Ölüm kokan bu havayı teneffüs edin, ufuklar kapkara, sinesine acı sinmiş. Yüreğiniz varsa hisedin
Perperişanlık bir pazar kurulmuş, mazlumun canına, izler durur bedbahtlar merhametsizce.
Duyguları mısralara sığmayan yüreği çoşkun şairler bile susmuş, sakat yürekleri ferasetsizlikle mühürlenmiş.
Kırılsın o vakit bütün kalemler, silinsin mazluma yer verilmeyen dizeler.
Herkes sussun tek kelime konuşmasın ve kapatın gözlerinizi, hayal edin mazlumun şikayetçi olacağı vakti. Zalime benzeyen herkesin nasıl rezil edileceğini.

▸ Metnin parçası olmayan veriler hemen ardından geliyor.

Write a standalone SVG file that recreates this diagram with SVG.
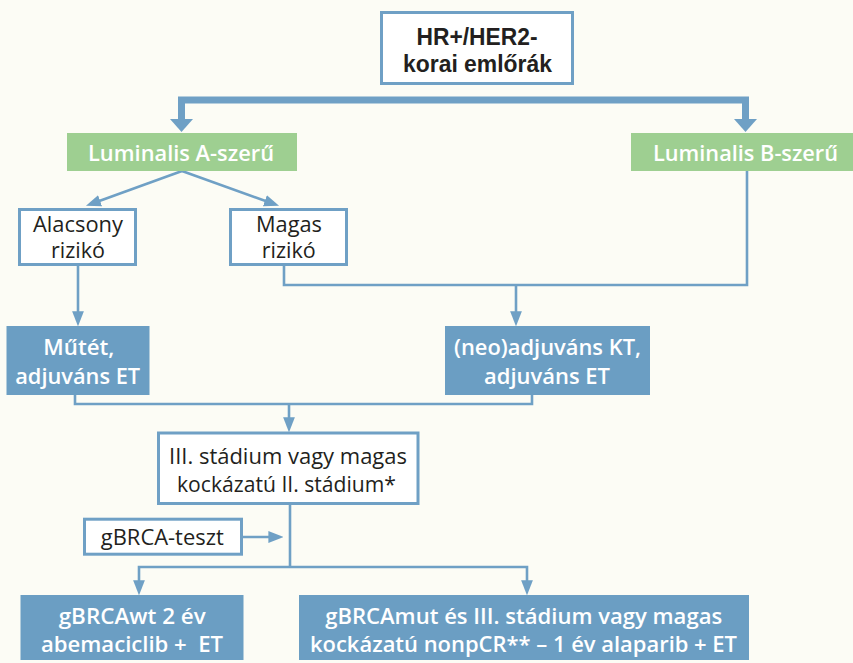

Öyle diyor Celil ve Kahhar olan Allah
“Zulümden sakınıp kaçınınız. Çünkü zulüm, kıyamet gününde zâlime zifiri karanlık olacaktır.
Hadi şimdi yüreğiniz varsa meydan okuyun bu tehdide, hadi o çok övündüğünüz gücünüz, soyunuz, malınız mülkünüz gelsin de kurtarsın sizi bu rezillikten.
Sen ağzı süt kokan, dünyanın gözü önünde acımasızca katledilen yavrucuk; yüreğin mahzun olmasın dinle bak ne diyor, Müntekim ve Hasib olan Allah
“Sakın zâlimlerin yaptığından Allah’ı gafil sanma! O, sadece onları, gözlerin dehşetten donup kalacağı, bir noktaya dikilip bakacağı bir güne erteliyor.
Eyyy yedi milyar insanlık duyun bu tehtidi ve korkun o günün çetinliğinden mazlumun incinen tek bir telinin hesabının sorulmasından. Korkun ve bekleyin. O güne sadece bir ölüm mesafesi var.
Şimdi gökler o anı beklemekte ve biz müminler semaya elimizi açıyor gücümüz nisbetince. Ya rab, elimizden gelse canımızı verirdik ama bu gün en cesurumuzun bile elinin kolunun bağlanacağı bir zamanmış çünkü çark münafıkların çarkıymış. Af et bizleri.